──────── Given data
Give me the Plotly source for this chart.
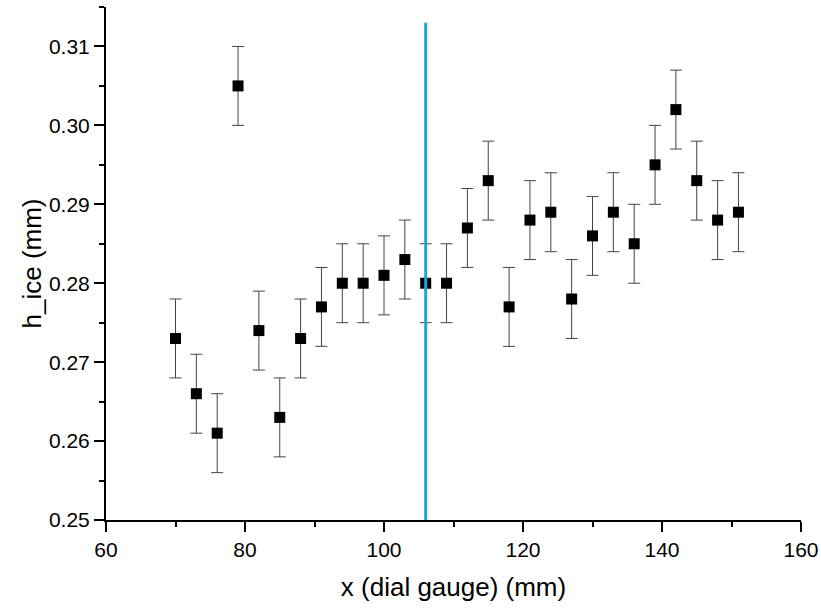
import plotly.graph_objects as go

x_vals = [70, 73, 76, 79, 82, 85, 88, 91, 94, 97, 100, 103, 106, 109,
          112, 115, 118, 121, 124, 127, 130, 133, 136, 139, 142, 145, 148, 151]
h_ice = [0.273, 0.266, 0.261, 0.305, 0.274, 0.263, 0.273, 0.277, 0.280, 0.280,
         0.281, 0.283, 0.280, 0.280, 0.287, 0.293, 0.277, 0.288, 0.289, 0.278,
         0.286, 0.289, 0.285, 0.295, 0.302, 0.293, 0.288, 0.289]
h_err = [0.005] * len(x_vals)

line_x = [106, 106]
line_y = [0.25, 0.313]

fig = go.Figure()
fig.add_trace(go.Scatter(
    x=x_vals, y=h_ice, mode="markers",
    marker=dict(symbol="square", size=11, color="black"),
    error_y=dict(type="data", array=h_err, visible=True, color="#444444",
                 thickness=1, width=6),
    showlegend=False,
))
fig.add_trace(go.Scatter(
    x=line_x, y=line_y, mode="lines",
    line=dict(color="#1AA7E0", width=3),
    showlegend=False,
))

tick_font = dict(family="Liberation Sans, Arial", size=21, color="black")
title_font = dict(family="Liberation Sans, Arial", size=26, color="black")
fig.update_layout(
    width=821, height=608,
    margin=dict(l=106, r=20, t=7, b=88, autoexpand=False),
    plot_bgcolor="white", paper_bgcolor="white",
    font=tick_font,
    xaxis=dict(
        range=[60, 160], dtick=20, tick0=60, automargin=False,
        showgrid=False, zeroline=False,
        showline=True, linecolor="black", linewidth=2,
        ticks="outside", ticklen=10, tickwidth=2, tickcolor="black",
        minor=dict(ticks="outside", ticklen=5, tickwidth=2, tickcolor="black", dtick=10, tick0=60),
        tickfont=tick_font, ticklabeloverflow="allow",
        title=dict(text="x (dial gauge) (mm)", font=title_font, standoff=18),
    ),
    yaxis=dict(
        range=[0.25, 0.315], dtick=0.01, tick0=0.25, tickformat=".2f", automargin=False,
        showgrid=False, zeroline=False,
        showline=True, linecolor="black", linewidth=2,
        ticks="outside", ticklen=10, tickwidth=2, tickcolor="black",
        minor=dict(ticks="outside", ticklen=5, tickwidth=2, tickcolor="black", dtick=0.005, tick0=0.25),
        tickfont=tick_font, ticklabeloverflow="allow",
        title=dict(text="h_ice (mm)", font=title_font, standoff=0),
    ),
)

fig.write_html("out.html")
────────────────
Exercise aim:
Repeat, with no pictures, each line from the beginning of the data through the line containing "line_y = [0.25, 0.313]", inclusive.

Task response:
Give me the Plotly source for this chart.
import plotly.graph_objects as go

x_vals = [70, 73, 76, 79, 82, 85, 88, 91, 94, 97, 100, 103, 106, 109,
          112, 115, 118, 121, 124, 127, 130, 133, 136, 139, 142, 145, 148, 151]
h_ice = [0.273, 0.266, 0.261, 0.305, 0.274, 0.263, 0.273, 0.277, 0.280, 0.280,
         0.281, 0.283, 0.280, 0.280, 0.287, 0.293, 0.277, 0.288, 0.289, 0.278,
         0.286, 0.289, 0.285, 0.295, 0.302, 0.293, 0.288, 0.289]
h_err = [0.005] * len(x_vals)

line_x = [106, 106]
line_y = [0.25, 0.313]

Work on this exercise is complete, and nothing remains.